Courtesy of the U.S. Civil Rights Trail

The trail stretches from schools in Topeka at the center of Brown v. Board of Education to the Lincoln Memorial in Washington, D.C., where King delivered his “I Have A Dream” speech in 1963. Famous sites such as the Edmund Pettus Bridge in Selma, Alabama; Little Rock Central High School in Arkansas; the Woolworth’s in Greensboro; the National Civil Rights Museum at the Lorraine Motel in Memphis, Tennessee; and Dr. King’s birthplace in Atlanta anchor the Trail. 

Places where black people died at the hands of opponents to desegregation are scattered across the Deep South. The courthouse in Sumner, Mississippi, where two white men accused of murdering 14-year-old Emmett Till walked free in 1955, has been restored, as has the Jackson, Mississippi, home where voting-rights activist Medgar Evers was assassinated in 1963 in hours after President John Kennedy proposed major civil rights legislation. 

Courtesy of the U.S. Civil Rights Trail

The 16th Street Baptist Church in downtown Birmingham, where four innocent little girls died in a racist terrorist attack, is an especially emotional stop, with the Birmingham Civil Rights Institute located just next door to the church.  The National Civil Rights Museum at the Lorraine Motel in Memphis, where Dr. King was assassinated fifty years ago, is another must-see that recently underwent a $28 million expansion. 

Courtesy of the U.S. Civil Rights Trail

Louisiana’s sites are grouped in New Orleans and Baton Rouge.  In New Orleans, the former William T. Frantz Elementary School, now home to the elementary school Akili Academy, preserves the legacy of six-year-old Ruby Bridges with a statue in the courtyard.

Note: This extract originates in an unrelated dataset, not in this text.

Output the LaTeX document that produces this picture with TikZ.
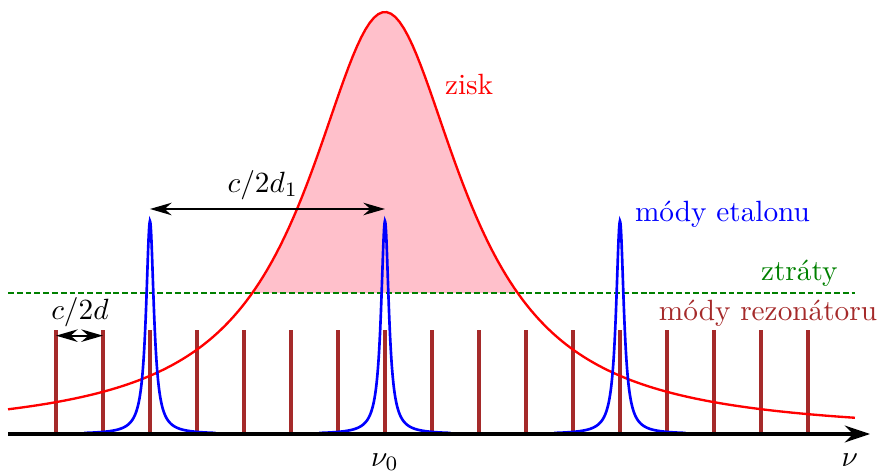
\documentclass[tikz,border=0pt]{standalone}
\usepackage{xcolor}
\definecolor{gaincol}{HTML}{FF0000}
\definecolor{gainfill}{HTML}{FFC0CB}
\definecolor{etaloncol}{HTML}{0000FF}
\definecolor{losscol}{HTML}{008000}
\definecolor{modecol}{HTML}{A52A2A}
\usepackage{tikz}
\usetikzlibrary{arrows.meta, positioning, calc}

\begin{document}
\begin{tikzpicture}[x=0.564cm, y=1cm, >=Stealth,
    modeline/.style={draw=modecol, line width=1.3pt},
    etalonline/.style={draw=etaloncol, line width=0.9pt},
    gainline/.style={draw=gaincol, line width=0.8pt},
    lossline/.style={draw=losscol, line width=0.7pt, dash pattern=on 2pt off 1pt},
    spacing/.style={<->, line width=0.7pt, >={Stealth[length=2.6mm, width=1.5mm]}}]
  \useasboundingbox (-8.191,-0.444) rectangle (10.532,5.208);

  % gain above losses
  \fill[gainfill, domain=-2.823:2.823, samples=100]
    plot (\x, {5.064/(1+(\x/2)^2)}) -- cycle;

  % losses
  \coordinate (lossL) at (-8.02,1.692);
  \coordinate (lossR) at (10,1.692);
  \draw[lossline] (lossL) -- (lossR);

  % resonator modes
  \foreach \k in {-7,...,9} {
    \coordinate (m\k) at (\k,0);
    \coordinate (t\k) at (\k,1.248);
    \draw[modeline] (m\k) -- (t\k);
  }

  % gain curve
  \draw[gainline, domain=-8.02:10, samples=200]
    plot (\x, {5.064/(1+(\x/2)^2)});

  % etalon modes
  \foreach \c in {-5,0,5} {
    \draw[etalonline, domain=\c-1.4:\c+1.4, samples=301]
      plot (\x, {2.556/(1+((\x-\c)/0.1)^2)});
  }

  % axis
  \coordinate (ax0) at (-8.02,0);
  \coordinate (ax1) at (10.32,0);
  \draw[->, line width=1.2pt, >={Stealth[length=3mm, width=2mm]}] (ax0) -- (ax1);
  \node (nu0) at (0,-0.336) {$\nu_0$};
  \node (nu) at (9.89,-0.31) {$\nu$};

  % spacings
  \coordinate (e1) at (-5,2.7);
  \coordinate (e2) at (0,2.7);
  \draw[spacing] (e1) -- (e2);
  \node (fsr1) at (-2.6,2.99) {$c/2d_1$};
  \coordinate (r1) at (-7,1.18);
  \coordinate (r2) at (-6,1.18);
  \draw[spacing] (r1) -- (r2);
  \node (fsr) at (-6.49,1.46) {$c/2d$};

  % labels
  \node[text=gaincol] (zisk) at (1.79,4.19) {zisk};
  \node[text=etaloncol, anchor=west] (etalon) at (5.1,2.64) {módy etalonu};
  \node[text=losscol, anchor=east] (ztraty) at (9.85,1.93) {ztráty};
  \node[text=modecol] (rezon) at (8.15,1.45) {módy rezonátoru};
\end{tikzpicture}
\end{document}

By prior appointment, visitors can see Room 2306, restored to what it would have looked like when Bridges broke the color barrier by attending school.  Other sites include the U.S. Court of Appeals, 5th Circuit, the driving force behind the city’s school integration rulings, and the New Zion Baptist Church, where the Southern Christian Leadership Conference (SCLC) was founded. In Baton Rouge, the Louisiana State Capitol, a National Historic Landmark, was the endpoint of a ten-day, 106-mile march from Bogalusa in 1967 to raise awareness of the uptick in violence against African Americans nationwide.  More than two thousand National Guardsmen and police officers on the steps of the capitol protected the six hundred protesters. 

The Trail, which launched on Dr. King’s birthday this year, gives visitors the opportunity to literally walk in the footsteps of Martin Luther King Jr., Rosa Parks, Medgar Evers, John Lewis, and other African-American activists. “Our hope is that this trail will educate, enrich, and enlighten our visitors and residents of our states,” said Sentell. “And make it easier for visitors to plan their pilgrimage through the South.”